Of international arbitration we must say, as of a free constitution, or a good system of jurisprudence, that its possibility is a question of time. The same causes which once rendered all government impossible have hitherto forbidden this widest extension of it. A federation of peoples—a universal society, can exist only when man’s adaptation to the social state has become tolerably complete. We have already seen (p. 197), that in the earliest stage of civilization, when the repulsive force is strong, and the aggregative force weak, only small communities are possible; a modification of character causes these tribes, and satrapies, and gentes, and feudal lordships, and clans, gradually to coalesce into nations; and a still further modification will allow of a still further union. That the time for this is now drawing nigh, seems probable. We may gather as much from the favour with which such an arrangement is regarded. The recognition of its desirableness foreshadows its realization.
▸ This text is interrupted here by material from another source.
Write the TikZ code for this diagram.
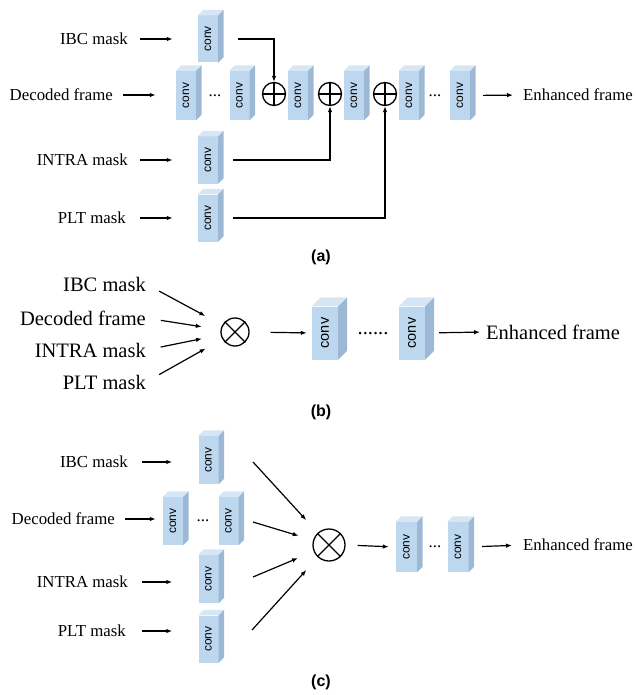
\documentclass[tikz,border=0pt]{standalone}
\usepackage{fontspec}
\setmainfont{Liberation Serif}
\newfontfamily\arialf{Liberation Sans}
\usetikzlibrary{arrows.meta,calc}
\definecolor{cfront}{HTML}{BDD7EE}
\definecolor{ctop}{HTML}{D6E6F5}
\definecolor{cside}{HTML}{9CB8D4}
\tikzset{
  convfront/.style={fill=cfront, inner sep=0pt, font=\arialf},
  lblA/.style={inner sep=0pt, anchor=east, font=\fontsize{16.8}{20}\selectfont},
  lblB/.style={inner sep=0pt, anchor=east, font=\fontsize{20.5}{24}\selectfont},
  dotsA/.style={inner sep=0pt, anchor=base, font=\fontsize{16.8}{20}\selectfont},
  dotsB/.style={inner sep=0pt, anchor=base, font=\fontsize{20.5}{24}\selectfont},
  arr/.style={line width=1.2pt, -{Latex[length=6pt,width=4.5pt]}},
  opnode/.style={circle, draw, line width=1.3pt, inner sep=0pt},
  sublbl/.style={inner sep=0pt, font=\arialf\bfseries\fontsize{16}{18}\selectfont},
}
\newcommand\convbox[7]{%
  \node[convfront, minimum width=#4pt, minimum height=#5pt] (#1) at (#2,#3) {\rotatebox{90}{\fontsize{#7}{#7}\selectfont conv}};
  \fill[ctop] (#1.north west) -- ++(#6pt,#6pt) -- ($(#1.north east)+(#6pt,#6pt)$) -- (#1.north east) -- cycle;
  \fill[cside] (#1.north east) -- ++(#6pt,#6pt) -- ($(#1.south east)+(#6pt,#6pt)$) -- (#1.south east) -- cycle;
}
\newcommand\opluscross[1]{\draw[line width=1.3pt] (#1.north) -- (#1.south) (#1.west) -- (#1.east);}
\newcommand\otimescross[1]{\draw[line width=1.3pt] (#1.north west) -- (#1.south east) (#1.north east) -- (#1.south west);}
\begin{document}
\begin{tikzpicture}[x=1pt,y=-1pt]
\useasboundingbox (0,0) rectangle (635,695);
% ---------------- (a) ----------------
\node[lblA] (ta1) at (128,39) {IBC mask};
\node[lblA] (ta2) at (113,95) {Decoded frame};
\node[lblA] (ta3) at (128,160) {INTRA mask};
\node[lblA] (ta4) at (126,218) {PLT mask};
\convbox{ca0}{208}{39}{20}{47}{5.5}{12}
\convbox{ca1}{186}{95.5}{20}{49}{5.5}{12}
\convbox{ca2}{239.5}{95.5}{20}{49}{5.5}{12}
\convbox{ca3}{298}{95.5}{20}{49}{5.5}{12}
\convbox{ca4}{354}{95.5}{20}{49}{5.5}{12}
\convbox{ca5}{409}{95.5}{20}{49}{5.5}{12}
\convbox{ca6}{460}{95.5}{20}{49}{5.5}{12}
\convbox{ca7}{208}{160}{20}{47}{5.5}{12}
\convbox{ca8}{208}{218}{20}{47}{5.5}{12}
\node[dotsA] (da1) at (215,97) {...};
\node[dotsA] (da2) at (435,97) {...};
\node[opnode, minimum size=23pt] (op1) at (274,94) {};
\node[opnode, minimum size=23pt] (op2) at (330,94) {};
\node[opnode, minimum size=23pt] (op3) at (385,94) {};
\opluscross{op1}\opluscross{op2}\opluscross{op3}
\node[lblA, anchor=west] (ea) at (523,95) {Enhanced frame};
\draw[arr, shorten <=12pt, shorten >=25pt] (ta1.east) -- (ta1.east -| ca0.west);
\draw[arr, shorten <=10pt, shorten >=20pt] (ta2.east) -- (ta2.east -| ca1.west);
\draw[arr, shorten <=12pt, shorten >=25pt] (ta3.east) -- (ta3.east -| ca7.west);
\draw[arr, shorten <=14pt, shorten >=25pt] (ta4.east) -- (ta4.east -| ca8.west);
\draw[arr, shorten <=20pt] (ca0.east) -| (op1);
\draw[arr, shorten <=15pt] (ca7.east) -| (op2);
\draw[arr, shorten <=15pt] (ca8.east) -| (op3);
\draw[arr, shorten <=13pt, shorten >=10pt] (ca6.east) -- (ea.west);
\node[sublbl] (la) at (321,257) {(a)};
% ---------------- (b) ----------------
\node[lblB] (tb1) at (146,284) {IBC mask};
\node[lblB] (tb2) at (146,318) {Decoded frame};
\node[lblB] (tb3) at (146,350) {INTRA mask};
\node[lblB] (tb4) at (146,382) {PLT mask};
\node[opnode, minimum size=28pt] (ob) at (235,332) {};
\otimescross{ob}
\convbox{cb1}{325}{333}{26}{53}{9}{14.5}
\convbox{cb2}{412}{333}{26}{53}{9}{14.5}
\node[dotsB] (db) at (373,334) {......};
\node[lblB, anchor=west] (eb) at (486,332) {Enhanced frame};
\draw[arr, shorten <=15pt, shorten >=19pt] (tb1.east) -- (ob);
\draw[arr, shorten <=15pt, shorten >=19pt] (tb2.east) -- (ob);
\draw[arr, shorten <=15pt, shorten >=19pt] (tb3.east) -- (ob);
\draw[arr, shorten <=15pt, shorten >=19pt] (tb4.east) -- (ob);
\draw[arr, shorten <=21pt, shorten >=5pt] (ob.east) -- (cb1.west);
\draw[arr, shorten <=14pt, shorten >=6pt] (cb2.east) -- (eb.west);
\node[sublbl] (lb) at (321,412) {(b)};
% ---------------- (c) ----------------
\node[lblA] (tc1) at (128,462) {IBC mask};
\node[lblA] (tc2) at (115,519) {Decoded frame};
\node[lblA] (tc3) at (128,582) {INTRA mask};
\node[lblA] (tc4) at (126,631) {PLT mask};
\convbox{cc0}{208.5}{460}{20}{48}{5.5}{12}
\convbox{cc1}{173}{521}{20}{48}{5.5}{12}
\convbox{cc2}{228.5}{521}{20}{48}{5.5}{12}
\convbox{cc3}{208.5}{579}{20}{48}{5.5}{12}
\convbox{cc4}{208.5}{639}{20}{47}{5.5}{12}
\node[dotsA] (dc1) at (203,521) {...};
\node[opnode, minimum size=32pt] (oc) at (329,545) {};
\otimescross{oc}
\convbox{cc5}{406.5}{547}{21}{50}{5.5}{12}
\convbox{cc6}{458}{547}{21}{50}{5.5}{12}
\node[dotsA] (dc2) at (435,547) {...};
\node[lblA, anchor=west] (ec) at (523,545) {Enhanced frame};
\draw[arr, shorten <=14pt, shorten >=26pt] (tc1.east) -- (tc1.east -| cc0.west);
\draw[arr, shorten <=10pt, shorten >=7pt] (tc2.east) -- (tc2.east -| cc1.west);
\draw[arr, shorten <=14pt, shorten >=26pt] (tc3.east) -- (tc3.east -| cc3.west);
\draw[arr, shorten <=16pt, shorten >=26pt] (tc4.east) -- (tc4.east -| cc4.west);
\coordinate (s1) at (253,462);
\coordinate (s2) at (253,522);
\coordinate (s3) at (253,577);
\coordinate (s4) at (252,630);
\draw[arr, shorten >=17pt] (s1) -- (oc);
\draw[arr, shorten >=15pt] (s2) -- (oc);
\draw[arr, shorten >=17pt] (s3) -- (oc);
\draw[arr, shorten >=17pt] (s4) -- (oc);
\draw[arr, shorten <=12pt, shorten >=7pt] (oc.east) -- (cc5.west);
\draw[arr, shorten <=13.5pt, shorten >=11pt] (cc6.east) -- (ec.west);
\node[sublbl] (lc) at (321,682) {(c)};
\end{tikzpicture}
\end{document}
In peace societies, in proposals for simultaneous disarmment, in international visits and addresses, and in the frequency with which friendly interventions now occur, we may see that humanity is fast growing towards such a consummation. Though hitherto impracticable, and perhaps impracticable at the present moment, a brotherhood of nations is being made practicable by the very efforts used to bring it about. These philanthropic enthusiasms, which the worldly-wise think so ridiculous, are essential parts of the process by which the desideratum is being wrought out. Perhaps no fact is more significant of the change going on than the spread of that non-resistance theory lately noticed. That we should find sprinkled amongst us, men, who from the desire to receive this ultra-humane doctrine do violence to their perceptions of what is due to themselves, cannot but afford matter for congratulation. Unsound as the idea may be, its origin is good. It is a redundant utterance of that sympathy which transforms the savage man into the social man, the brutal into the benevolent, the unjust into the just; and, taken in conjunction with other signs of the times, prophesies that a better relationship between nations is approaching. Meanwhile, in looking forward to some all-embracing federal arrangement, we must keep in mind that the stability of so complicated a political organization depends, not upon the fitness of one nation but upon the fitness of many.

[a]It is true that a plaintiff who can swear that he is not worth £5 may sue in formâ pauperis. But this privilege is almost a dead letter. Actions so instituted are usually found to fail, because those who conduct them, having to plead gratuitously, plead carelessly.

[a]The case occurred at Winchester in July, 1849.